I feel bullets will work best here.


  • Establishment of routine
  • Getting an education
  • Socializing with same-aged peers
  • Discovering social boundaries (romantic relationships, topics of discussion, trends)
  • Discovering more of the world (geography or social studies courses)
  • Learning respect and tact (dealing with teachers)
  • Learning disrespect and indiscretion (and the consequences associated)
  • Learning to play by the rules (following is sometimes easier)
  • Learning to bend the rules (when necessary)
  • MATH! SCIENCE! (These are extremely important in our global society today)
  • (Depending upon the school) dressing for success
  • Gives the parent time to either work at a job or at the home.
  • Allows the parent to have peace of mind that their child is getting a good education which will later benefit them and the family (if need be)
  • It might be mandatory. Some states/countries require that a child go to school for a certain amount of time.


Devil's advocate time

  • Schools often teach the "get a job" mentality, as in, grow up, go to school, get good grades, get a good job, get secure, and retire at 65. If you can escape this and actually have teachers who teach, unbiased to their pupils future endeavors, then their is no reason they shouldn't go
  • If the child's career path is already chosen for them, i.e. they're going to be a farmer whether they like it or not. An education will definitely help them in terms of math, for calculating acreage for crop growth or proper amounts of seed to cover an area, and science, for understanding how living organisms work, especially plants. It will help, but it's not necessary.
  • Everything else is an unusual circumstance as you mentioned already.

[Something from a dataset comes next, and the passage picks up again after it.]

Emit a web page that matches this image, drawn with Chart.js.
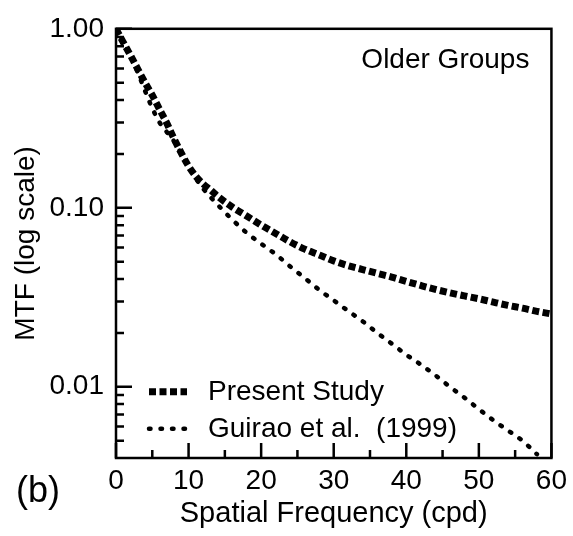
<!DOCTYPE html>
<html>
<head>
<meta charset="utf-8">
<script src="https://cdn.jsdelivr.net/npm/chart.js@4.4.1/dist/chart.umd.min.js"></script>
<style>
  html, body { margin: 0; padding: 0; background: #fff; }
  #wrap { width: 573px; height: 536px; }
</style>
</head>
<body>
<div id="wrap"><canvas id="mtfChart" width="573" height="536"></canvas></div>
<script>
// ---- data ----
const freqs = [0,1,2,3,4,5,6,7,8,9,10,11,12,13,14,16,18,20,22,24,26,28,30,32,34,36,38,40,42,44,46,48,50,52,54,56,58,60];
const presentStudy = [1.0,0.84,0.71,0.595,0.50,0.425,0.355,0.297,0.243,0.202,0.171,0.150,0.136,0.126,0.116,
  0.101,0.090,0.080,0.0718,0.0645,0.0588,0.0545,0.0505,0.0475,0.0452,0.043,0.041,0.0388,0.0368,0.035,
  0.0335,0.0322,0.031,0.0297,0.0285,0.0275,0.0264,0.0255];

const guiraoFreqs = [0,1,2,3,4,5,6,7,8,9,10,11,12,13,14,16,18,20,22,24,26,28,30,32,34,36,38,40,42,44,46,48,50,52,54,56,58];
const guiraoMtf = [1.0,0.84,0.70,0.57,0.45,0.36,0.30,0.265,0.235,0.20,0.17,0.146,0.128,0.115,0.104,
  0.086,0.0725,0.063,0.055,0.047,0.0405,0.0348,0.0304,0.0265,0.0232,0.0200,0.0174,0.0151,0.0133,0.0116,
  0.0100,0.0087,0.0075,0.0065,0.0057,0.0050,0.0042];

const xTickValues = [0,10,20,30,40,50,60];
const xMinorTicks = [5,15,25,35,45,55];
const yTickValues = [0.01,0.1,1];
const yMinorTicks = [0.005,0.006,0.007,0.008,0.009,0.02,0.03,0.04,0.05,0.06,0.07,0.08,0.09,
  0.2,0.3,0.4,0.5,0.6,0.7,0.8,0.9];

const seriesNames = ['Present Study', 'Guirao et al.  (1999)'];

const FONT = "'Liberation Sans', Arial, Helvetica, sans-serif";
const FS = 28;

// box + inward tick marks, legend and annotations
const framePlugin = {
  id: 'frame',
  afterDraw(chart) {
    const { ctx, chartArea: a, scales } = chart;
    const xs = scales.x, ys = scales.y;
    ctx.save();
    ctx.strokeStyle = '#000';
    ctx.lineWidth = 2.5;
    ctx.strokeRect(a.left, a.top, a.right - a.left, a.bottom - a.top);

    ctx.beginPath();
    xTickValues.forEach(v => {
      const px = xs.getPixelForValue(v);
      ctx.moveTo(px, a.bottom); ctx.lineTo(px, a.bottom - 15);
    });
    xMinorTicks.forEach(v => {
      const px = xs.getPixelForValue(v);
      ctx.moveTo(px, a.bottom); ctx.lineTo(px, a.bottom - 8);
    });
    yTickValues.forEach(v => {
      const py = ys.getPixelForValue(v);
      ctx.moveTo(a.left, py); ctx.lineTo(a.left + 16, py);
    });
    yMinorTicks.forEach(v => {
      const py = ys.getPixelForValue(v);
      ctx.moveTo(a.left, py); ctx.lineTo(a.left + 8, py);
    });
    ctx.stroke();

    // legend
    ctx.fillStyle = '#000';
    ctx.font = FS + 'px ' + FONT;
    ctx.textBaseline = 'middle';
    ctx.textAlign = 'left';
    chart.data.datasets.forEach((ds, i) => {
      const y = a.top + 363 + i * 37;
      ctx.beginPath();
      ctx.lineWidth = ds.borderWidth;
      ctx.lineCap = ds.borderCapStyle;
      ctx.setLineDash(ds.borderDash);
      ctx.moveTo(a.left + 33, y);
      ctx.lineTo(a.left + 71, y);
      ctx.stroke();
      ctx.setLineDash([]);
      ctx.fillText(ds.label, a.left + 92, y);
    });

    ctx.textBaseline = 'alphabetic';
    ctx.textAlign = 'right';
    ctx.fillText('Older Groups', a.right - 22, a.top + 39);

    ctx.textAlign = 'left';
    ctx.font = '36px ' + FONT;
    ctx.fillText('(b)', 16, 502);
    ctx.restore();
  }
};

new Chart(document.getElementById('mtfChart'), {
  type: 'line',
  data: {
    datasets: [
      {
        label: seriesNames[0],
        data: freqs.map((f, i) => ({ x: f, y: presentStudy[i] })),
        borderColor: '#000', borderWidth: 7, borderDash: [7, 3.5], borderCapStyle: 'butt',
        pointRadius: 0, cubicInterpolationMode: 'monotone', fill: false
      },
      {
        label: seriesNames[1],
        data: guiraoFreqs.map((f, i) => ({ x: f, y: guiraoMtf[i] })),
        borderColor: '#000', borderWidth: 4.5, borderDash: [1.5, 10], borderCapStyle: 'round',
        pointRadius: 0, cubicInterpolationMode: 'monotone', fill: false
      }
    ]
  },
  options: {
    responsive: false,
    animation: false,
    devicePixelRatio: 1,
    layout: { padding: { top: 21, right: 20, left: 0, bottom: 0 } },
    plugins: { legend: { display: false }, tooltip: { enabled: false } },
    scales: {
      x: {
        type: 'linear', min: 0, max: 60,
        afterBuildTicks: s => { s.ticks = xTickValues.map(v => ({ value: v })); },
        afterFit: s => { s.height = 78; },
        grid: { display: false, drawTicks: false },
        border: { display: false },
        ticks: { color: '#000', font: { family: FONT, size: FS }, padding: 6, maxRotation: 0 },
        title: { display: true, text: 'Spatial Frequency (cpd)', color: '#000',
                 font: { family: FONT, size: FS + 1 }, padding: { top: 0, bottom: 5 } }
      },
      y: {
        type: 'logarithmic', min: 0.004, max: 1,
        afterBuildTicks: s => { s.ticks = yTickValues.map(v => ({ value: v })); },
        afterFit: s => { s.width = 116; },
        grid: { display: false, drawTicks: false },
        border: { display: false },
        ticks: { color: '#000', font: { family: FONT, size: FS }, padding: 12,
                 callback: v => Number(v).toFixed(2) },
        title: { display: true, text: 'MTF (log scale)', color: '#000',
                 font: { family: FONT, size: FS }, padding: { top: 9, bottom: 0 } }
      }
    }
  },
  plugins: [framePlugin]
});
</script>
</body>
</html>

There is a lot of research out there to support child directed learning, what the homeschooling community calls "unschooling." To summarize, children who learn at their own pace about topics they are individually excited about and ready to learn, tend to learn in more depth and retain knowledge better.

Take my son, for example. His school teacher had trouble motivating him to write at all. At home, he will happily write for an hour or more. The difference is, we let him write about whatever he wants. That doesn't mean we don't challenge him. We can introduce advanced vocabulary just as easily when writing about ninjas as when writing random sentences about a topic he doesn't care about.

My son learned about Columbus by visiting replicas of his ships. He learned about atomic energy from a museum in Oakridge, TN. If these are the kinds of educational opportunities you're providing by occasionally (once every month or two) taking him out of school, I say go for it. My son has flourished since we started homeschooling him with this philosophy.

That being said, schools are not set up to encourage individual pacing, because of the simple logistics of needing to teach an entire class "in bulk." Topics are introduced in specific orders, and build on each other, so that missing too much classroom time risks putting your child behind. That's why they have attendance policies. Other answers have covered specific benefits of a classroom approach, and I agree wholeheartedly if that's the right approach for your child, but those benefits come with the cost of requiring regular attendance to work well. You can't have your cake and eat it too.

  • That's a wonderful way indeed :)
    – user9286
    Jul 16, 2014 at 11:47

I would say yes it is important because it establishes a routine that most people will have to follow for the rest of their life. But I would insert some caveats.

1)If the the child doesn't want to go to school because they are being bullied. This situation needs to be resolved ASAP and depending on the severity of the bullying you may want to keep your child out of school.

2)Lack of intellectual stimulation, If the child is just not being challenged enough the school is failing to provide for their needs. It might not be worth keeping the child out of school for this but it is worth speaking to the principle and getting it resolved.